## EXTRACTED RECORDS
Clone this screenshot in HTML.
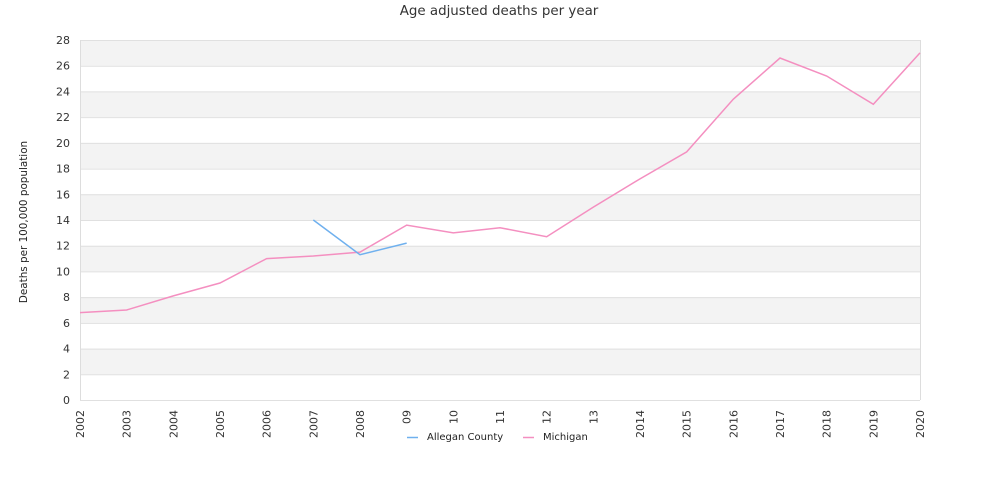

--

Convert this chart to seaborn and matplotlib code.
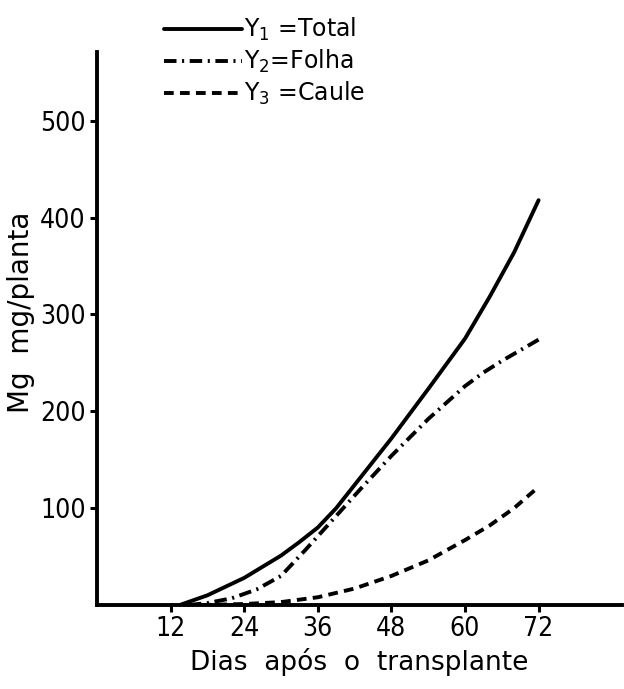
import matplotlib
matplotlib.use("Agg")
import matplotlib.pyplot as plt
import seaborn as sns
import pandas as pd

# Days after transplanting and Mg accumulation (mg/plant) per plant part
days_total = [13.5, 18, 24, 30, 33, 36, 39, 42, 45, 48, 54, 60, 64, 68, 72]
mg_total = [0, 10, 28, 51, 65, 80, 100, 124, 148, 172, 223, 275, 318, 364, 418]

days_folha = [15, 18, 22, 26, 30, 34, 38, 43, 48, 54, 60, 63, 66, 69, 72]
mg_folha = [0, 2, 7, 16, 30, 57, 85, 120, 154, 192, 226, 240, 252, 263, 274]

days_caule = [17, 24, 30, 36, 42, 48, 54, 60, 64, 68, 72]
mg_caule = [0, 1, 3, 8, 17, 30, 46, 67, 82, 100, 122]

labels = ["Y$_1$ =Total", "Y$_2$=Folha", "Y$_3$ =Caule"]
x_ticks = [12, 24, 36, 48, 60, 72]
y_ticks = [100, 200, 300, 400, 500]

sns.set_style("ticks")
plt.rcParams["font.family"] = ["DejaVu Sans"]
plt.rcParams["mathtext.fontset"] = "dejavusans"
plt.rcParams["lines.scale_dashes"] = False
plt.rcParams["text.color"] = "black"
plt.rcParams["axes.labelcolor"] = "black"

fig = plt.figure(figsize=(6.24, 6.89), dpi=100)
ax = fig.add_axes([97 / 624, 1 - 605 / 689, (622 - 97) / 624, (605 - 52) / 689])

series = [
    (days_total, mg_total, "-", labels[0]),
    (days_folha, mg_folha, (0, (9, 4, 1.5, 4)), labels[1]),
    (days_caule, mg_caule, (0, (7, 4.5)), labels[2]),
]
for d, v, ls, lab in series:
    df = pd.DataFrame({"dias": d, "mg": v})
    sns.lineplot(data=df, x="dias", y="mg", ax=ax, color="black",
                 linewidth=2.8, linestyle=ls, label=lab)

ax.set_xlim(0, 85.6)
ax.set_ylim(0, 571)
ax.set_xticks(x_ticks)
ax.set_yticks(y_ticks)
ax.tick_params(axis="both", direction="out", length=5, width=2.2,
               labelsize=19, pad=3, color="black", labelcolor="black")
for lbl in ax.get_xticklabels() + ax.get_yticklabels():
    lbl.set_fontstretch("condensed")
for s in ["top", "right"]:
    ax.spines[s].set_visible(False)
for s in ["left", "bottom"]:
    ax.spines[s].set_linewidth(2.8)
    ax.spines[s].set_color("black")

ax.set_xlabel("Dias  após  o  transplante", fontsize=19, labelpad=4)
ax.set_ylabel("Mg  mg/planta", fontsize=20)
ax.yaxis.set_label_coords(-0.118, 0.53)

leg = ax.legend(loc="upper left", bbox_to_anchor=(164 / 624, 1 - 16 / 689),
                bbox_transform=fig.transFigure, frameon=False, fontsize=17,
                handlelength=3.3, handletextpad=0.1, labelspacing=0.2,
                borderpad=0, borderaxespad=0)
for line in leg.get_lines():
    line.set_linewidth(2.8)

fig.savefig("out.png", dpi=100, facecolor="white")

## TO BE DONE
Your copy should hold only the lines from the one containing "Convert this chart" through the one containing "ax = fig.add_axes([97", word for word, with no pictures.

## TASK OUTPUT
Convert this chart to seaborn and matplotlib code.
import matplotlib
matplotlib.use("Agg")
import matplotlib.pyplot as plt
import seaborn as sns
import pandas as pd

# Days after transplanting and Mg accumulation (mg/plant) per plant part
days_total = [13.5, 18, 24, 30, 33, 36, 39, 42, 45, 48, 54, 60, 64, 68, 72]
mg_total = [0, 10, 28, 51, 65, 80, 100, 124, 148, 172, 223, 275, 318, 364, 418]

days_folha = [15, 18, 22, 26, 30, 34, 38, 43, 48, 54, 60, 63, 66, 69, 72]
mg_folha = [0, 2, 7, 16, 30, 57, 85, 120, 154, 192, 226, 240, 252, 263, 274]

days_caule = [17, 24, 30, 36, 42, 48, 54, 60, 64, 68, 72]
mg_caule = [0, 1, 3, 8, 17, 30, 46, 67, 82, 100, 122]

labels = ["Y$_1$ =Total", "Y$_2$=Folha", "Y$_3$ =Caule"]
x_ticks = [12, 24, 36, 48, 60, 72]
y_ticks = [100, 200, 300, 400, 500]

sns.set_style("ticks")
plt.rcParams["font.family"] = ["DejaVu Sans"]
plt.rcParams["mathtext.fontset"] = "dejavusans"
plt.rcParams["lines.scale_dashes"] = False
plt.rcParams["text.color"] = "black"
plt.rcParams["axes.labelcolor"] = "black"

fig = plt.figure(figsize=(6.24, 6.89), dpi=100)
ax = fig.add_axes([97 / 624, 1 - 605 / 689, (622 - 97) / 624, (605 - 52) / 689])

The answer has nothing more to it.